Entries taken from a collection:
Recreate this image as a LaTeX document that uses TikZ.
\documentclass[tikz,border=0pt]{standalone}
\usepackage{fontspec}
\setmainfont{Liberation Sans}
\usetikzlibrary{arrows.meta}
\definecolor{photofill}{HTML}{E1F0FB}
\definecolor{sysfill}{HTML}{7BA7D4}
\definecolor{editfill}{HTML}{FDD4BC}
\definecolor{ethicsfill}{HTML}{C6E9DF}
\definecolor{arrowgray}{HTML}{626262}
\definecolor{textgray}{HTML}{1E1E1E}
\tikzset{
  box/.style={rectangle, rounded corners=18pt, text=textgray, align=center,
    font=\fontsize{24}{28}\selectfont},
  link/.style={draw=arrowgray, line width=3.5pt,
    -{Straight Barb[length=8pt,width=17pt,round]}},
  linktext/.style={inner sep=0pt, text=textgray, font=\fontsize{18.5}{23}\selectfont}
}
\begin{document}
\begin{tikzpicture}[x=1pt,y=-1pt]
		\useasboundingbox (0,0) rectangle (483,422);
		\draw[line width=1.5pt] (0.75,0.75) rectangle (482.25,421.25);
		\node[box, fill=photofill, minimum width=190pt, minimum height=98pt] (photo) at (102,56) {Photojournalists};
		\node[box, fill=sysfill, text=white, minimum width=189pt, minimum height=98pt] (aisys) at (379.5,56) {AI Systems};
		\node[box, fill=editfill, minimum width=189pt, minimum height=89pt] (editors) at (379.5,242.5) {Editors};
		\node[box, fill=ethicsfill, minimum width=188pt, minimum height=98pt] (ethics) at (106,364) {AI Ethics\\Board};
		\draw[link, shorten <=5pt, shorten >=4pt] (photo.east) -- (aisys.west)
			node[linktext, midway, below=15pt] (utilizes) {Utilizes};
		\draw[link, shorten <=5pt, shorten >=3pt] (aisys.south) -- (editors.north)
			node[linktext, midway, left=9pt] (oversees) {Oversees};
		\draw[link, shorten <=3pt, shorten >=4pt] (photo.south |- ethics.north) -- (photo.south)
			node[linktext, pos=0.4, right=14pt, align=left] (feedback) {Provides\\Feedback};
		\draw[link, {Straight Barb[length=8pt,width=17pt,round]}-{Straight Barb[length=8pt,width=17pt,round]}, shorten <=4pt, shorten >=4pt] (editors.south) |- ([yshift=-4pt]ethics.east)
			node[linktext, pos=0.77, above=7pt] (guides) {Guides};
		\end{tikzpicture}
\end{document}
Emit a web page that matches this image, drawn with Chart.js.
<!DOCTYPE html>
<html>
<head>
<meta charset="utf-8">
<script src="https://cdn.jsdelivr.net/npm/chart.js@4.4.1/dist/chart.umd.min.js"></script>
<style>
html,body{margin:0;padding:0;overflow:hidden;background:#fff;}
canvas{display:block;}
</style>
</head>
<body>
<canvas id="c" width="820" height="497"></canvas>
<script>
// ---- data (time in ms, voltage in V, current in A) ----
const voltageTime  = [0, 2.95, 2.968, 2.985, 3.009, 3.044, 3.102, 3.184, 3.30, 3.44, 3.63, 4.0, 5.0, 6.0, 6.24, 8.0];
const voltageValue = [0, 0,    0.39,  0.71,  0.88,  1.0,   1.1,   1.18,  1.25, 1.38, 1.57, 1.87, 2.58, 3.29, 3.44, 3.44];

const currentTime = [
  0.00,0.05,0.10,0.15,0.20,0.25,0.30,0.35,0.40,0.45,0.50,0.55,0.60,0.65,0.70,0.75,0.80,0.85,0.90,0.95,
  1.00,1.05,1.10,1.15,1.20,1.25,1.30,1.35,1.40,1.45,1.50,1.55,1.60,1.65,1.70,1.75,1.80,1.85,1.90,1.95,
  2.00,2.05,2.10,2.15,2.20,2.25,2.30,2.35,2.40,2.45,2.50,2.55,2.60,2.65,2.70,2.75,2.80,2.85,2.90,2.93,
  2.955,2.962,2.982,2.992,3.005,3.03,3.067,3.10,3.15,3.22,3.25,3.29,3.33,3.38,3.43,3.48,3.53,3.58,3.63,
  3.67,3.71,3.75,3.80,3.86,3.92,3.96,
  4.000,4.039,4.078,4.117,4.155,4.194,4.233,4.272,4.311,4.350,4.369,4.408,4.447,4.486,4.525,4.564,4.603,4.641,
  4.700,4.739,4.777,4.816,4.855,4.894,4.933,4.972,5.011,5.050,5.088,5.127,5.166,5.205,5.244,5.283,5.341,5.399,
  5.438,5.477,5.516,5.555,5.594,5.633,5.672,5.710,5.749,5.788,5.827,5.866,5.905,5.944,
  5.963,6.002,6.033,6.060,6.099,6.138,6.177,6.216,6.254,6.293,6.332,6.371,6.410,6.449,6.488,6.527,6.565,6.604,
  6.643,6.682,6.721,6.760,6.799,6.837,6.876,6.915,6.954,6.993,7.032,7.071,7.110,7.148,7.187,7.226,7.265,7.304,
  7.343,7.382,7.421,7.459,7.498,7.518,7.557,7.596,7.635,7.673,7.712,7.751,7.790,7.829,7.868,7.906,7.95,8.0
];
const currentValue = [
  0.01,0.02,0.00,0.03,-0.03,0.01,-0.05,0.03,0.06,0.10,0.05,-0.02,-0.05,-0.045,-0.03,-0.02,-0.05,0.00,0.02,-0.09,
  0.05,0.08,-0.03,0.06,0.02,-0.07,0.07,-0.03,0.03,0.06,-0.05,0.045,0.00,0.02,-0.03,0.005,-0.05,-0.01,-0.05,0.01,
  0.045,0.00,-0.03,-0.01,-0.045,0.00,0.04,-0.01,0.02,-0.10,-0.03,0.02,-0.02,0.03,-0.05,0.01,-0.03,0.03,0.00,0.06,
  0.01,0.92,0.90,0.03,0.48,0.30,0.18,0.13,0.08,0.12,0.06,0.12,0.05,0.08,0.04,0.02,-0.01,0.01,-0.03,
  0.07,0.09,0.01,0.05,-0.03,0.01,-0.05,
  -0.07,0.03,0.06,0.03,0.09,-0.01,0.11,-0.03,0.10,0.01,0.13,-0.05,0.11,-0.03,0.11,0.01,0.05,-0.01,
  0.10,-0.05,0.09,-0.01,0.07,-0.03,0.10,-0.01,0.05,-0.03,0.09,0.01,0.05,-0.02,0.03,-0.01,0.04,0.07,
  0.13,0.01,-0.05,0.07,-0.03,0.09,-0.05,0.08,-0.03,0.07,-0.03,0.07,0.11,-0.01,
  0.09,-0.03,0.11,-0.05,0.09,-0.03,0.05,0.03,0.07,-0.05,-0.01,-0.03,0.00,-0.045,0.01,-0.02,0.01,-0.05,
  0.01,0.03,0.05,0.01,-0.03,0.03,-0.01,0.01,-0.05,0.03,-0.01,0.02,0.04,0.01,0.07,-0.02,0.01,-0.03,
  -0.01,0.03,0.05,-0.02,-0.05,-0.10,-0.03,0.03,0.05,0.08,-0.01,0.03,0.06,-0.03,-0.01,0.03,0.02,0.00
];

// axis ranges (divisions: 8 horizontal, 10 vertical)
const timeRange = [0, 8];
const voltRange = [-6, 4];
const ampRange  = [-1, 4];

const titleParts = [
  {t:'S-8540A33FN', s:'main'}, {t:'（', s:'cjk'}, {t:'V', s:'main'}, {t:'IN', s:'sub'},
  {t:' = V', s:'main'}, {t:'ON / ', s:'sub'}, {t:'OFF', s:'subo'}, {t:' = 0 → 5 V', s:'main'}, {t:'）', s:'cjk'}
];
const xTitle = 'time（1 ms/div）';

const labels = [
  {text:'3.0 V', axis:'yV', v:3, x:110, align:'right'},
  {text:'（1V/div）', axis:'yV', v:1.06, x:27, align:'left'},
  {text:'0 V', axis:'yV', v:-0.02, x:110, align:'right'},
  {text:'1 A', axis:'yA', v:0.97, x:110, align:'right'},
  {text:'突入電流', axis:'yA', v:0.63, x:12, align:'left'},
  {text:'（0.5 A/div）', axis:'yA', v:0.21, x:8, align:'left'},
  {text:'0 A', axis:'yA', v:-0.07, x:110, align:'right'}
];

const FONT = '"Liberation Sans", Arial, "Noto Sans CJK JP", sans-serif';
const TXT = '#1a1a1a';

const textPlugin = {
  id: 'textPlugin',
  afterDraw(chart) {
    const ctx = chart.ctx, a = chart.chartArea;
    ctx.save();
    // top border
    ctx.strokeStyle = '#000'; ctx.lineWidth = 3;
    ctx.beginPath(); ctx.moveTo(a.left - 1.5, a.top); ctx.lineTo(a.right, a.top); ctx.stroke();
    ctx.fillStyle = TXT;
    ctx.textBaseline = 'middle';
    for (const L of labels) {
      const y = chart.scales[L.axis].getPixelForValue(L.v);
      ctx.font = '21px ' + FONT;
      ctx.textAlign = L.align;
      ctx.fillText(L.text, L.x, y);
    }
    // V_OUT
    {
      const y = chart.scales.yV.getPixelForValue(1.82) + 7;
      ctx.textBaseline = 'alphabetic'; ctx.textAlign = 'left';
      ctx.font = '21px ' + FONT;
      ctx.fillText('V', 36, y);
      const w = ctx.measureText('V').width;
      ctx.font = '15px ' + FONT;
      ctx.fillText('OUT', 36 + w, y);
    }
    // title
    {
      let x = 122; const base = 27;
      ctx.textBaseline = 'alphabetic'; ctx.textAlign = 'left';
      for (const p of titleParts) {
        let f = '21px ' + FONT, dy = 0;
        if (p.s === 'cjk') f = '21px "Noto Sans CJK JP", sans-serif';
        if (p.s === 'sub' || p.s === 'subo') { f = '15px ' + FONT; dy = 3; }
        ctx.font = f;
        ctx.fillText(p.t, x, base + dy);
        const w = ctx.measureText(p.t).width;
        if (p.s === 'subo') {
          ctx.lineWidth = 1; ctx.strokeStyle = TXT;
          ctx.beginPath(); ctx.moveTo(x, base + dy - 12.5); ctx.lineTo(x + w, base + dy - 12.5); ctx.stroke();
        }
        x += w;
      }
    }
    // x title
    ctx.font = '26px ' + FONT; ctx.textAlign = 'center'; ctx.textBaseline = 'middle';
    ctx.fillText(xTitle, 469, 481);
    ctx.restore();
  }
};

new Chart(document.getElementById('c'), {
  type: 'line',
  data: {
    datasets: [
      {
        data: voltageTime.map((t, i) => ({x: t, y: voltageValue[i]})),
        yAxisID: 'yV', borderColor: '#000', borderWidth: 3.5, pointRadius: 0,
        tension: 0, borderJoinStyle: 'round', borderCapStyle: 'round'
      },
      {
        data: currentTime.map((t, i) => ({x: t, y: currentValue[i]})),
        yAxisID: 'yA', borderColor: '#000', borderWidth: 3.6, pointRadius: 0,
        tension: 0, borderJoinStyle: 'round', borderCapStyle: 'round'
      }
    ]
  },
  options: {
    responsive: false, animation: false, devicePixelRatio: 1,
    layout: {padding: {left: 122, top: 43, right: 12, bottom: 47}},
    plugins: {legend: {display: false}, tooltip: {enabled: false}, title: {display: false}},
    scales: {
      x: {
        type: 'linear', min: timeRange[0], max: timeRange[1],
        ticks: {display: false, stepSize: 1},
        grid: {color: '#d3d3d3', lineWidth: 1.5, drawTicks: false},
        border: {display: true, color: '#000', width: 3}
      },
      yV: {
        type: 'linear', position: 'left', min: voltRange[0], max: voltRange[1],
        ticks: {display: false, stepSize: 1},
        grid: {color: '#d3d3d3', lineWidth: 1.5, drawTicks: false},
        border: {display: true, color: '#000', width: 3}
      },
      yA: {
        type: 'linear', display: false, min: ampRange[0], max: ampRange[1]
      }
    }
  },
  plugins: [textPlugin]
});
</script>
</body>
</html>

> [What is asked]
Extract every line that has the string "this" in it.

> [Response]
Recreate this image as a LaTeX document that uses TikZ.
Emit a web page that matches this image, drawn with Chart.js.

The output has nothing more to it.